I/O Scheduling is not an easy task.
Some time ago, in the realm of HDD technology, our primary concern was sending (or receiving) data to the HDD in a well-organized manner, in large blocks to minimize disk movements. Every disk movement was a wasted time slot.
Numerous techniques and schedulers were developed through simulations. Accurate simulators like DiskSim (https://www.pdl.cmu.edu/DiskSim/index.shtml) exhibited this accurate disk behavior. Within the Linux kernel, we had four local I/O schedulers, none proving superior to the others. Each application (or set of applications performing I/O simultaneously) had its own I/O scheduler, yielding better outcomes.
Nowadays, these concerns seem to have faded into the background, as SSDs can handle unordered transfers effectively (though not without issues). Moreover, the use of Parallel File Systems (PFS), essentially a collection of HDDs/SSDs with high network transfer rates, seems to mitigate these concerns. Simulations in such environments tend to be simpler. However, in practice, how we schedule or send I/O requests to the PFS still holds importance.
Nevertheless, we must tread transfers carefully. In the initial stages of ADMIRE, inside the I/O Scheduler, we have agents tasked with transferring data to and from the PFS. We refer to them as “cargo,” which swiftly transmits information to the PFS (or receives it).
Enabling this service doesn’t eliminate interferences. If we have n cargo instances, we’ll have n sources of interference in the network and on the disk, decreasing I/O bandwidth and increasing latency. However, transitioning from unordered and uncontrolled transfers to the PFS to large, ordered data movements helps mitigate these issues. This marks a significant improvement in this workflow stage (stage in – stage out).
Simulating this behavior is a complex task, and a pending one if we aim to develop better models to handle malleable I/O. Yet, current state-of-the-art devices pose challenges. Unlike in the HDD era, SSDs and NVMe devices are closed systems with limited accessible information, leading to inaccurate performance models. One potential solution could involve statistical models derived from real devices under various workloads. Instead of simulating disk movements or different zones, the simulator could read these models and employ a statistical approximation of the time required to process n requests concurrently.

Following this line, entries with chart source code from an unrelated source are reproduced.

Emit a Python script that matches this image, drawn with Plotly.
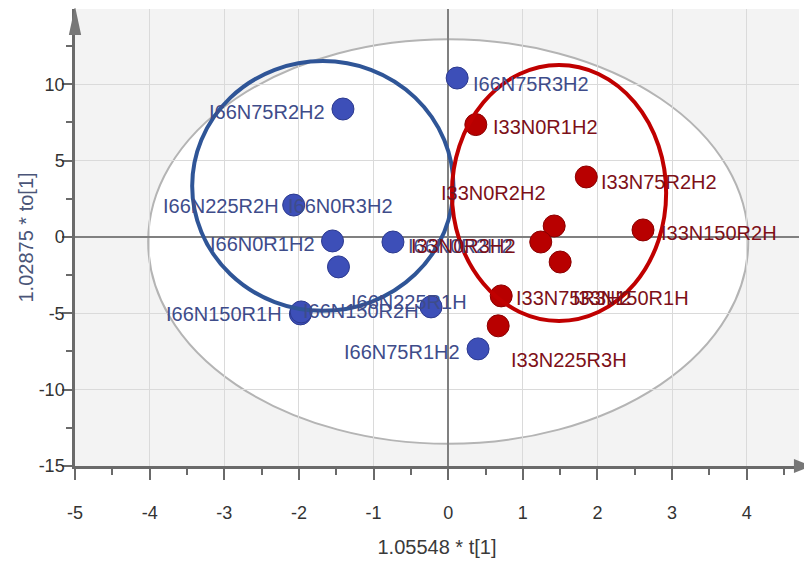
import plotly.graph_objects as go

# ---- data ----
blue_names = ["I66N75R3H2", "I66N75R2H2", "I66N225R2H", "I66N0R3H2", "I66N0R1H2",
              "I66N0R2H2", "I66N150R1H", "I66N150R2H", "I66N225R1H", "I66N75R1H2"]
blue_x = [0.12, -1.41, -2.07, -1.47, -1.55, -0.74, -1.98, -1.97, -0.23, 0.40]
blue_y = [10.41, 8.38, 2.09, -1.96, -0.26, -0.33, -5.04, -4.91, -4.58, -7.33]

red_names = ["I33N0R1H2", "I33N75R2H2", "I33N150R2H", "I33N0R2H2",
             "I33N0R3H2", "I33N150R1H", "I33N75R3H2", "I33N225R3H"]
red_x = [0.37, 1.85, 2.61, 1.42, 1.24, 1.50, 0.71, 0.67]
red_y = [7.36, 3.93, 0.46, 0.72, -0.33, -1.64, -3.86, -5.82]

x_ticks = [-5, -4, -3, -2, -1, 0, 1, 2, 3, 4]
x_tick_labels = ["-5", "-4", "-3", "-2", "-1", "0", "1", "2", "3", "4"]
y_ticks = [-15, -10, -5, 0, 5, 10]
y_tick_labels = ["-15", "-10", "-5", "0", "5", "10"]
x_title = "1.05548 * t[1]"
y_title = "1.02875 * to[1]"

# ---- label placement (anchor, pixel dx, pixel dy-down) ----
blue_lab = [("left", 14, 6), ("right", -16, 3), ("right", -13, 1), ("left", -52, -61),
            ("right", -16, 3), ("left", 13, 4), ("right", -16, 0), ("left", 0, -1),
            ("left", -82, -5), ("right", -16, 3)]
red_lab = [("left", 15, 2), ("left", 13, 5), ("left", 16, 3), ("left", -115, -33),
           ("left", -132, 4), ("left", 11, 36), ("left", 13, 2), ("left", 11, 34)]

FONT = "Liberation Sans, Arial, sans-serif"
BLUE, BLUE_EDGE, BLUE_TXT = "#3d4fb8", "#2c3a8f", "#3e4c8a"
RED, RED_EDGE, RED_TXT = "#b80000", "#8b0000", "#7d1018"

fig = go.Figure()

fig.add_trace(go.Scatter(x=blue_x, y=blue_y, mode="markers", hoverinfo="text", text=blue_names,
                         marker=dict(size=22, color=BLUE, line=dict(color=BLUE_EDGE, width=1))))
fig.add_trace(go.Scatter(x=red_x, y=red_y, mode="markers", hoverinfo="text", text=red_names,
                         marker=dict(size=22, color=RED, line=dict(color=RED_EDGE, width=1))))

annotations = []
for names, xs, ys, labs, col in [(blue_names, blue_x, blue_y, blue_lab, BLUE_TXT),
                                 (red_names, red_x, red_y, red_lab, RED_TXT)]:
    for n, x, y, (anc, dx, dy) in zip(names, xs, ys, labs):
        annotations.append(dict(x=x, y=y, text=n, showarrow=False, xanchor=anc, yanchor="middle",
                                xshift=dx, yshift=-dy, font=dict(family=FONT, size=20, color=col)))

shapes = [
    # Hotelling T2 ellipse
    dict(type="circle", xref="x", yref="y", x0=-4.02, x1=4.02, y0=-13.55, y1=12.95,
         fillcolor="white", line=dict(color="#b4b4b4", width=2), layer="below"),
    # group circles
    dict(type="circle", xref="x", yref="y", x0=-3.43, x1=0.07, y0=-4.84, y1=11.52,
         line=dict(color="#2f5597", width=4), layer="above"),
    dict(type="circle", xref="x", yref="y", x0=0.05, x1=2.92, y0=-5.5, y1=11.26,
         line=dict(color="#c00000", width=4), layer="above"),
    # axis arrows
    dict(type="path", xref="paper", yref="paper",
         path="M 0,1.006 L -0.0085,0.943 L 0.0085,0.943 Z", fillcolor="#777", line=dict(width=0)),
    dict(type="path", xref="paper", yref="paper",
         path="M 1.0166,0 L 0.993,0.0155 L 0.993,-0.0155 Z", fillcolor="#777", line=dict(width=0)),
]

fig.update_layout(
    width=812, height=567,
    margin=dict(l=67, r=21, t=1, b=109, autoexpand=False),
    paper_bgcolor="white", plot_bgcolor="#f3f3f3",
    showlegend=False,
    shapes=shapes, annotations=annotations,
    font=dict(family=FONT, color="#333"),
)
fig.update_xaxes(range=[-5, 4.70], tickvals=x_ticks, ticktext=x_tick_labels,
                 showgrid=True, gridcolor="#dadada", gridwidth=1,
                 automargin=False,
                 zeroline=True, zerolinecolor="#808080", zerolinewidth=1.5,
                 showline=True, linecolor="#6a6a6a", linewidth=2.5,
                 ticks="outside", ticklen=11, tickwidth=1.5, tickcolor="#6a6a6a",
                 minor=dict(dtick=0.5, tick0=0, ticks="outside", ticklen=6, tickcolor="#6a6a6a", showgrid=False),
                 tickfont=dict(size=18, color="#333"), ticklabelstandoff=18,
                 title=dict(text=x_title, font=dict(size=20, color="#3a3a3a"), standoff=18))
fig.update_yaxes(range=[-15, 14.93], tickvals=y_ticks, ticktext=y_tick_labels,
                 showgrid=True, gridcolor="#dadada", gridwidth=1,
                 automargin=False,
                 zeroline=True, zerolinecolor="#808080", zerolinewidth=1.5,
                 showline=True, linecolor="#6a6a6a", linewidth=2.5,
                 ticks="outside", ticklen=10, tickwidth=1.5, tickcolor="#6a6a6a",
                 minor=dict(dtick=2.5, tick0=0, ticks="outside", ticklen=6, tickcolor="#6a6a6a", showgrid=False),
                 tickfont=dict(size=18, color="#333"), ticklabelstandoff=-6,
                 title=dict(text=y_title, font=dict(size=20, color="#4a5578"), standoff=0))

fig.write_html("out.html")
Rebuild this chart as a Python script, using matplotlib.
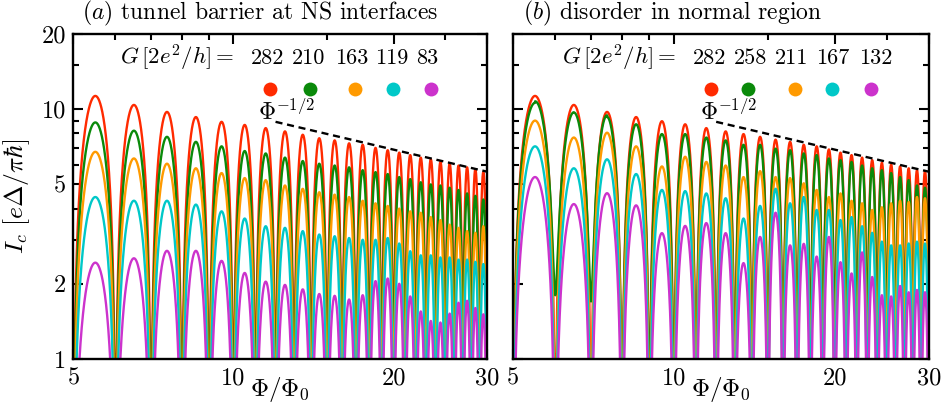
import numpy as np
import matplotlib
matplotlib.use('Agg')
import matplotlib.pyplot as plt
from matplotlib.ticker import FixedLocator, NullFormatter

plt.rcParams['font.family'] = 'serif'
plt.rcParams['font.serif'] = ['cmr10']
plt.rcParams['mathtext.fontset'] = 'cm'
plt.rcParams['axes.unicode_minus'] = False
plt.rcParams['axes.formatter.use_mathtext'] = True

# flux zeros sit at integer Phi/Phi0, one lobe per unit from 5 to 30
# peak height of every lobe, panel (a)
G_a = [282, 210, 163, 119, 83]
red_a = [11.3, 10.4, 9.75, 9.3, 8.9, 8.65, 8.4, 8.15, 7.9, 7.65, 7.5, 7.3, 7.2,
         7.0, 6.85, 6.7, 6.55, 6.4, 6.3, 6.15, 6.05, 5.95, 5.85, 5.75, 5.6]
green_a = [8.85, 8.2, 7.75, 7.4, 7.1, 6.8, 6.65, 6.4, 6.2, 6.05, 5.95, 5.85, 5.7,
           5.6, 5.5, 5.35, 5.25, 5.1, 5.0, 4.95, 4.85, 4.75, 4.6, 4.5, 4.35]
orange_a = [6.75, 6.35, 6.05, 5.8, 5.55, 5.3, 5.2, 4.95, 4.8, 4.65, 4.55, 4.45, 4.3,
            4.2, 4.1, 4.0, 3.9, 3.85, 3.7, 3.6, 3.45, 3.35, 3.25, 3.2, 3.4]
cyan_a = [4.45, 4.3, 4.3, 4.15, 3.9, 3.65, 3.4, 3.35, 3.25, 3.15, 3.1, 3.05, 3.0,
          3.0, 3.05, 2.9, 2.7, 2.6, 2.6, 2.55, 2.55, 2.5, 2.5, 2.45, 2.4]
magenta_a = [2.43, 2.53, 2.71, 2.71, 2.47, 2.21, 2.04, 1.98, 1.9, 1.82, 1.79, 1.73, 1.8,
             2.05, 2.1, 2.0, 1.78, 1.55, 1.42, 1.4, 1.52, 1.68, 1.71, 1.6, 1.51]

# panel (b)
G_b = [282, 258, 211, 167, 132]
red_b = [11.3, 10.4, 9.75, 9.3, 8.95, 8.7, 8.4, 8.15, 7.95, 7.75, 7.55, 7.4, 7.2,
         7.1, 6.9, 6.7, 6.55, 6.4, 6.25, 6.1, 6.0, 5.9, 5.8, 5.7, 5.65]
green_b = [10.6, 9.55, 9.3, 8.7, 7.95, 7.95, 7.7, 7.5, 7.2, 7.2, 6.95, 6.85, 6.65,
           6.55, 6.35, 6.25, 6.15, 5.95, 5.8, 5.7, 5.55, 5.35, 5.2, 4.95, 4.85]
orange_b = [9.0, 7.7, 8.05, 7.1, 5.9, 6.45, 6.15, 5.95, 5.35, 5.65, 5.35, 5.3, 5.05,
            4.75, 4.45, 4.6, 4.3, 4.2, 3.95, 4.05, 4.2, 4.3, 4.25, 4.45, 4.4]
cyan_b = [7.1, 5.8, 6.3, 5.5, 4.75, 4.7, 4.6, 4.4, 3.65, 4.1, 4.8, 4.2, 4.45,
          3.95, 3.95, 3.6, 3.7, 3.4, 3.2, 2.95, 2.85, 2.85, 2.9, 2.95, 2.9]
magenta_b = [5.35, 4.17, 4.61, 4.12, 3.19, 3.41, 3.5, 3.19, 2.42, 3.08, 3.85, 2.85, 2.89,
             2.57, 3.08, 2.44, 2.2, 2.67, 2.13, 1.8, 1.78, 1.96, 1.85, 1.89, 1.85]
# green curve in (b) does not drop to zero at these nodes
lifted_x = [6, 7]
lifted_green_b = [1.8, 1.7]

# Phi^-1/2 guide line
guide_x = [12, 30]
guide_y = [8.9, 5.62]

colors = ['#ff2a00', '#0a8a0a', '#ff9a00', '#00c8c8', '#cc33cc']


def lobes(peaks, floor_x=None, floor_v=None):
    x = np.linspace(5.0001, 29.9999, 25000)
    k = np.clip(np.floor(x - 5).astype(int), 0, len(peaks) - 1)
    y = np.array(peaks)[k] * np.abs(np.sin(np.pi * x))
    if floor_x is not None:
        near = np.rint(x)
        for fx, fv in zip(floor_x, floor_v):
            m = near == fx
            y[m] = np.sqrt(y[m] ** 2 + fv ** 2)
    return x, y


fig = plt.figure(figsize=(9.46, 4.04), dpi=100)
ax_a = fig.add_axes([0.0775, 0.1114, 0.4375, 0.8045])
ax_b = fig.add_axes([0.5422, 0.1114, 0.4397, 0.8045])

series_a = [red_a, green_a, orange_a, cyan_a, magenta_a]
series_b = [red_b, green_b, orange_b, cyan_b, magenta_b]

for i, pk in enumerate(series_a):
    x, y = lobes(pk)
    ax_a.plot(x, y, color=colors[i], lw=1.7)
for i, pk in enumerate(series_b):
    if i == 1:
        x, y = lobes(pk, lifted_x, lifted_green_b)
    else:
        x, y = lobes(pk)
    ax_b.plot(x, y, color=colors[i], lw=1.7)

titles = [r'$(a)$ tunnel barrier at NS interfaces', r'$(b)$ disorder in normal region']
Gs = [G_a, G_b]
dot_x = [[0.475, 0.572, 0.680, 0.772, 0.864], [0.477, 0.566, 0.677, 0.768, 0.862]]
num_x = [[0.470, 0.568, 0.672, 0.769, 0.854], [0.473, 0.571, 0.669, 0.770, 0.871]]
g_left = [0.113, 0.118]

for j, ax in enumerate([ax_a, ax_b]):
    ax.plot(guide_x, guide_y, ls=(0, (3.0, 2.0)), color='black', lw=1.7)
    ax.set_xscale('log')
    ax.set_yscale('log')
    ax.set_xlim(5, 30)
    ax.set_ylim(1, 20)
    ax.xaxis.set_major_locator(FixedLocator([5, 10, 20, 30]))
    ax.xaxis.set_minor_locator(FixedLocator([6, 7, 8, 9, 15, 25]))
    ax.yaxis.set_major_locator(FixedLocator([1, 2, 5, 10, 20]))
    ax.yaxis.set_minor_locator(FixedLocator([3, 4, 6, 7, 8, 9, 15]))
    ax.xaxis.set_minor_formatter(NullFormatter())
    ax.yaxis.set_minor_formatter(NullFormatter())
    ax.set_xticklabels(['5', '10', '20', '30'])
    if j == 0:
        ax.set_yticklabels(['1', '2', '5', '10', '20'])
        ax.set_ylabel(r'$I_c\ [e\Delta/\pi\hbar]$', fontsize=18.5)
        ax.yaxis.set_label_coords(-0.1, 0.5)
    else:
        ax.set_yticklabels([])
    ax.tick_params(which='both', direction='in', top=True, right=True,
                   labelsize=17.5, width=1.5)
    ax.tick_params(axis='x', pad=6)
    ax.tick_params(axis='y', pad=5)
    ax.tick_params(which='major', length=7)
    ax.tick_params(which='minor', length=4)
    for s in ax.spines.values():
        s.set_linewidth(1.7)
    ax.set_xlabel(r'$\Phi/\Phi_0$', fontsize=18)
    ax.xaxis.set_label_coords(0.5, -0.05)

    ax.text(0.022 if j == 0 else 0.024, 1.018, titles[j], transform=ax.transAxes,
            fontsize=17, ha='left', va='bottom')
    ax.text(g_left[j], 0.925, r'$G\,[2e^2/h] =$', transform=ax.transAxes,
            fontsize=16.5, ha='left', va='center')
    for k in range(5):
        ax.text(num_x[j][k], 0.925, str(Gs[j][k]), transform=ax.transAxes,
                fontsize=16, ha='center', va='center')
        ax.plot(dot_x[j][k], 0.831, 'o', color=colors[k], ms=10, mec='none',
                transform=ax.transAxes, clip_on=False)
    ax.text(0.446 if j == 0 else 0.45, 0.76, r'$\Phi^{-1/2}$', transform=ax.transAxes,
            fontsize=17, ha='left', va='center')

fig.savefig('out.png', dpi=100)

The ADMIRE consortium devised a set of scheduling algorithms, yet there remains a vast unexplored territory. This is evident in the naive cargo Scheduler algorithm: due to SLURM’s limitations, we can only take actions on already launched cargo transfers, either slowing down or attempting to increase transfer speed, leaving the decision to initiate transfers out of our control (which could potentially be paused).
The algorithm (cargo-simple-scheduler) is created in ElastiSim (https://elastisim.github.io/). As cargo jobs are potentially malleable, we attempt to adjust the number of cores used, translating this to real implementation by ensuring fairness and regulating transfer speeds. Although we miss the opportunity to accelerate transfers using more nodes or cores, we believe this approximation is reasonable given the constraints of SLURM.
However, the PFS model inside ElastiSim lacks complexity. Interferences between workloads are virtually non-existent (beyond network pipe or PFS bandwidth usage), so we should take care when interpreting the results. Nevertheless, the I/O scheduler, ADMIRE infrastructure and cargo strive to minimize these interferences. In this context, we can anticipate improved results, on overloaded scenarios, using cargo and organizing transfers compared to scenarios without cargo.
This sets the stage for future endeavors, where a more detailed PFS simulation could facilitate to build better algorithms.